Volume 3 1926~1932


Doc No.
Date
Subject

No. 25 UCDA P24/2252

Handwritten letter from Ernest Blythe to Anne Blythe1 (Dublin)

Geneva, 7 September 1926

Darling,

I attended the meeting of the Assembly yesterday. It is held in a biggish and ugly hall called the Salle de la Réformation which has two narrow galleries running round it, one given up entirely to the Press and the other accommodating the public. Each delegation has four seats with desks on the ground floor - supplementary delegates have to stand round the walls or struggle for the inadequate number of desks less seats under the galleries. Delegations have their places in the hall allotted to them on some sort of an alphabetical principle. We sit between the Indians and Italians and have the Finns and Ethiopians (Abyssinians) in front of us. The Abyssinians have unbelievably kinky hair. They seem to be wearing wigs of peculiarly fine close and curly Persian lamb. The ground floor has not quite so varied an assortment of people as the public gallery where there [are] large numbers of Indian ladies, rather good looking Chinese girls, Americans in their horn rimmed glasses and other curiosities.

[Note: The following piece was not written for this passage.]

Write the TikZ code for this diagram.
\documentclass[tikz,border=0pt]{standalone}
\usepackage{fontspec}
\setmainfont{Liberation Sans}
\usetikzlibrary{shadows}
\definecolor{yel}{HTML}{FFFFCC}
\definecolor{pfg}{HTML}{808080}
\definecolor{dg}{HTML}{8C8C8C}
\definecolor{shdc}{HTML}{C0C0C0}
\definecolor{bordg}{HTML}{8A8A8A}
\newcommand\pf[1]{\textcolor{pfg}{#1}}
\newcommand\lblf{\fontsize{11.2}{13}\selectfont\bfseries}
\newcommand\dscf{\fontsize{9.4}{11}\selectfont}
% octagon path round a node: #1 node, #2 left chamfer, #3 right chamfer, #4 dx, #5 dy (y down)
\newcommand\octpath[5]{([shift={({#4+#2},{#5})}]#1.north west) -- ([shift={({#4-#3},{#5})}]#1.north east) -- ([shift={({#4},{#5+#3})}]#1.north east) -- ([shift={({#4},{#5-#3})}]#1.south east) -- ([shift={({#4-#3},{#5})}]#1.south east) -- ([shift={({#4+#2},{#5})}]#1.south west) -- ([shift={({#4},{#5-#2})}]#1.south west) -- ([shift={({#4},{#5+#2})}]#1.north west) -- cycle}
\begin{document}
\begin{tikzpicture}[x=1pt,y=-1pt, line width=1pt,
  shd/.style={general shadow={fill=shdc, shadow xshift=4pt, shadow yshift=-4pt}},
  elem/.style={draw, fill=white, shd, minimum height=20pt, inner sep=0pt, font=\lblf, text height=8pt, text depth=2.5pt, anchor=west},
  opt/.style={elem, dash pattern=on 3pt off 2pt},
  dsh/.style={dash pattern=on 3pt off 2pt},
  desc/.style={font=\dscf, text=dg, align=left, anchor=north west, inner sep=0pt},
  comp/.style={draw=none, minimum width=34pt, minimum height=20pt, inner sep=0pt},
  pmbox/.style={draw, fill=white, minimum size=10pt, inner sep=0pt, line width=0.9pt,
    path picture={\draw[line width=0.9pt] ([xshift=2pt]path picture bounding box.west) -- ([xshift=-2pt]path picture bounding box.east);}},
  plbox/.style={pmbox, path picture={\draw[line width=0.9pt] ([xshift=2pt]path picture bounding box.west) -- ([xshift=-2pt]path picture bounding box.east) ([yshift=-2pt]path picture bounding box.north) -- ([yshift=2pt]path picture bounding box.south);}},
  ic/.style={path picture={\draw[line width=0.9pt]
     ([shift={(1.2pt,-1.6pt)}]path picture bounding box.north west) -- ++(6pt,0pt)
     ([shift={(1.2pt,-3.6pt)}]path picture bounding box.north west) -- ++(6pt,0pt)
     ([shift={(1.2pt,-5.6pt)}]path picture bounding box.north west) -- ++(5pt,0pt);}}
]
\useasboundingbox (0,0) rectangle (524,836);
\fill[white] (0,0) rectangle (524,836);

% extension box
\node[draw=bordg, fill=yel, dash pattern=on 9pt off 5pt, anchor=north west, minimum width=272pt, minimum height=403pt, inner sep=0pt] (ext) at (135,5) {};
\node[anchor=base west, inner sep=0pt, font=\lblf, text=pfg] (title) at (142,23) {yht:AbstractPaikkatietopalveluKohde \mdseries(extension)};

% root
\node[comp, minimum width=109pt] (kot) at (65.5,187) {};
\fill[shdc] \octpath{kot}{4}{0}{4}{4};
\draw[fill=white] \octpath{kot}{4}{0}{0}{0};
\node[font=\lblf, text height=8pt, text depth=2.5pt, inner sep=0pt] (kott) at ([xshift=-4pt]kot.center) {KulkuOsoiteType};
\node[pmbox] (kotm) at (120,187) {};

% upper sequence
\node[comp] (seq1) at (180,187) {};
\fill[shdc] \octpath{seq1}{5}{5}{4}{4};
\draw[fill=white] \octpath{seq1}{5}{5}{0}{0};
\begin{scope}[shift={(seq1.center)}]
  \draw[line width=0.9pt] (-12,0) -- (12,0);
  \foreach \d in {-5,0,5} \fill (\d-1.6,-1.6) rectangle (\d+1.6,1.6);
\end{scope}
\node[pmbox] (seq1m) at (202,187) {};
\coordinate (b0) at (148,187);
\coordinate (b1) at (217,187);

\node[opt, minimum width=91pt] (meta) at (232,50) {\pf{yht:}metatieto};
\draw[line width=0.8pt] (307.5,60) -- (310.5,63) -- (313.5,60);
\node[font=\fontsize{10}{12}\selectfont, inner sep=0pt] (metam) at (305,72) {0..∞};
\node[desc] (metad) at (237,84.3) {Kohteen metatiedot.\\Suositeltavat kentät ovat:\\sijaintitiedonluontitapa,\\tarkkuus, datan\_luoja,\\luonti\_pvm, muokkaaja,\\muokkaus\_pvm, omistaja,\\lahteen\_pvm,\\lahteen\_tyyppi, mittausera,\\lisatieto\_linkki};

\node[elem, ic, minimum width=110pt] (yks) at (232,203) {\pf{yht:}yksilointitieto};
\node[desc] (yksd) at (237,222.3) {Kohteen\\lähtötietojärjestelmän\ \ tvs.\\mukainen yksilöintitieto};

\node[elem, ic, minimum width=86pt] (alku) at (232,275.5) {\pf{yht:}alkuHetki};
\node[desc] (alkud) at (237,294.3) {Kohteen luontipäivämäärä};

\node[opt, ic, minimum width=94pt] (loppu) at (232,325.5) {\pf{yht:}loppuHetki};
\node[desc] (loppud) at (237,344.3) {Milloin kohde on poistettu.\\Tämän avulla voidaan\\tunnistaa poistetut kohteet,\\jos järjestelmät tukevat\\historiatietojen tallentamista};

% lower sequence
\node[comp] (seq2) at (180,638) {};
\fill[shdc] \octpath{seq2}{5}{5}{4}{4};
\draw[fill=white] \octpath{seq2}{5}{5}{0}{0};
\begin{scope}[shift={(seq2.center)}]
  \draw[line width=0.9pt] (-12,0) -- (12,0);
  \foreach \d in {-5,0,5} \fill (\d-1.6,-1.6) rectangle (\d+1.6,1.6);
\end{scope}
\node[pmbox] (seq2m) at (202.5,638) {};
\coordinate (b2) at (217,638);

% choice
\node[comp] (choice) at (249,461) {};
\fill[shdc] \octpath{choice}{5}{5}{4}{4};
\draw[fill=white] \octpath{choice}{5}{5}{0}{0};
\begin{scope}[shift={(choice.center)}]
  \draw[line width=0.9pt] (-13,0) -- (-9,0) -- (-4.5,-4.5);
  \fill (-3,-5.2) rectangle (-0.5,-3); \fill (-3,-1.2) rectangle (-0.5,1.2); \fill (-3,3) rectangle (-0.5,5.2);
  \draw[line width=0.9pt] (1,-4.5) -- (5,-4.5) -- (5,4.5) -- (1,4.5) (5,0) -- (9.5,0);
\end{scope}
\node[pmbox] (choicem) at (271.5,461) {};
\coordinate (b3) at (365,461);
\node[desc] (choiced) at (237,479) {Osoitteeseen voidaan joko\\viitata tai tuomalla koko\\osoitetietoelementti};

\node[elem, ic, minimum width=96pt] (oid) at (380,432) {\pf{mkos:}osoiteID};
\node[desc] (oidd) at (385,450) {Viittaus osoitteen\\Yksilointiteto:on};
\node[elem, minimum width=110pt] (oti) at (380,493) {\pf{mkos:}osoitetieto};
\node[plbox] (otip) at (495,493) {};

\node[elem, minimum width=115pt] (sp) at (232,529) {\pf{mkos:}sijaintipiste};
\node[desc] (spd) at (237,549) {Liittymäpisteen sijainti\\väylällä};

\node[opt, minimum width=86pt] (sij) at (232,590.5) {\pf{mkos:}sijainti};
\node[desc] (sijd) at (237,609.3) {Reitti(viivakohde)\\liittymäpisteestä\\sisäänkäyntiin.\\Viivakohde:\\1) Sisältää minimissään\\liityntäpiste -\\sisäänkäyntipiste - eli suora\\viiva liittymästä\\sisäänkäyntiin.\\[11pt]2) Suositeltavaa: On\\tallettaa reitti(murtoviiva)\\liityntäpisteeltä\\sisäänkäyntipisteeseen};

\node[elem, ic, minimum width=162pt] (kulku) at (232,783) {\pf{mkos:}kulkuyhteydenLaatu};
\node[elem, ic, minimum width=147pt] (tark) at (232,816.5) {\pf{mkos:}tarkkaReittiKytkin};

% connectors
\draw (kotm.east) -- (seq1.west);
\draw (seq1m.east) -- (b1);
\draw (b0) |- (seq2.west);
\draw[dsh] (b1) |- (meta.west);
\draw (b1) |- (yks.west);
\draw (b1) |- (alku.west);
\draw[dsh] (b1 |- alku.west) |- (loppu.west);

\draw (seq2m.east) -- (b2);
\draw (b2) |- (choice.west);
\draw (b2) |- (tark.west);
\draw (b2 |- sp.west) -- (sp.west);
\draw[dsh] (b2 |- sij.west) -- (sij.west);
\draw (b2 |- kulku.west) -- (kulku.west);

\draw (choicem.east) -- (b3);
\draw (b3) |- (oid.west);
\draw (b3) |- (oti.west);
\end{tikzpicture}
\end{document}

The Assembly on the whole is disorderly and unimpressive. A buzz of talk goes on continuously. French is really the language of the Assembly and when speeches are being translated into English nobody pretends to listen but talks at the top of his voice to his neighbours about anything that interests him or goes round and picks up long-lost friends amongst the other delegations. Even during the delivery of the original French speeches there is a good deal of noise. This is said to be due to the fact that the acoustics of the Hall are so bad that delegates at the back could hear imperfectly even if there were silence. The Swiss authorities it is said have refused to spend any money on improving the acoustics of the hall or the ventilation (which is worse) because it was their policy to force the League to spend £100,000 or more on the erection of a special building of its own. All the business of the Assembly seems to be arranged either by the Committees or by backstairs canvassing. A man called Vintchinch, a Serbian, was elected president of the Assembly yesterday by 42 out of 48 votes. No names were proposed but the chief delegate of each country wrote a name on a voting card and dropped it into a box. I would swear that not 15 delegates had ever heard of Vintchinch until the canvassers went round the night before. It is said that he was promised presidency of the Assembly as a reward for taking a pacific attitude some months ago when a violent dispute had arisen between Serbia and Bulgaria.

The business of the Committees will start to-morrow. I understand that their proceedings are much better conducted than those of the Assembly and have some reality.

I am going out to bathe this afternoon. I have to buy a new garment. Bathing here is partly sunbathing. Even the women wear a quite small garment with the addition of a band round the breasts. Joe Walshe says if I went bathing in my Malahide costume I should get a paragraph in the papers on the subject of manly modesty. The weather here is frightfully hot. We are thinking of leaving this hotel if we can get accommodation elsewhere so that we may all be together and have a sitting room.

Love
Ernest

1 Anne McHugh, Blythe's wife (married 1919).